Per partecipare alle prossime competizioni europee targate UEFA, le società calcistiche dovranno rispettare le seguenti scadenze, dopo aver presentato le domande:
- 28 febbraio 2004 - Presentazione documentazione economico-finanziaria;
- 10 aprile 2004 - Concessione della licenza;
- 30 aprile 2004 - Notifica alle società del rifiuto motivato della Commissione di secondo grado;
- 29 maggio 2004 - Eventuale ricorso in Camera di Conciliazione e Arbitrato del Coni;
- 31 maggio 2004 - Invio all'UEFA della lista di società che hanno ottenuto la licenza.
Da quanto evidenziato, sicuramente le competizioni UEFA della stagione 2005/2006 saranno un lusso riservato a pochi club.
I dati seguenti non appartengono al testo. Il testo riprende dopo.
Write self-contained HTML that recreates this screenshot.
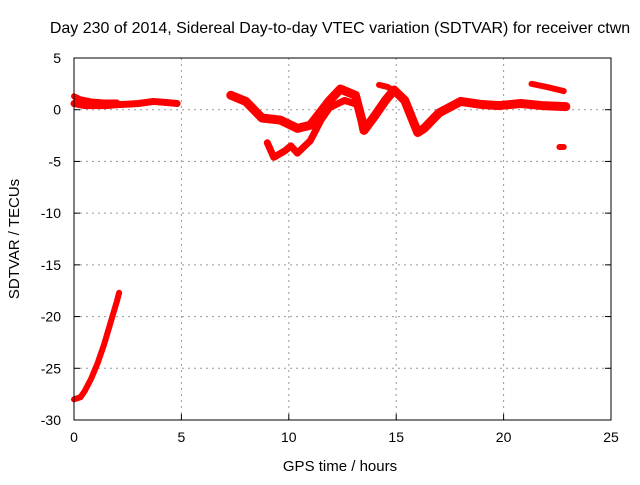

Concludendo, si rileva che, per equilibrare gli alti costi di gestione, i club dovranno: applicare il "salary cap", progettare nuove aree di mercato, incrementare gli introiti per gare calcistiche, aumentare i ricavi per incassi da sponsor ufficiale, sponsor tecnico, pubblicità, merchandising. La scommessa ora è indirizzata a comprendere come la proposta della Lega Calcio sarà armonizzata con la normativa UEFA.

Come reagiranno, però, allenatori e tecnici alla proposta "salary cap"?
Sicuramente giocheranno in difesa per non perdere i diritti acquisiti!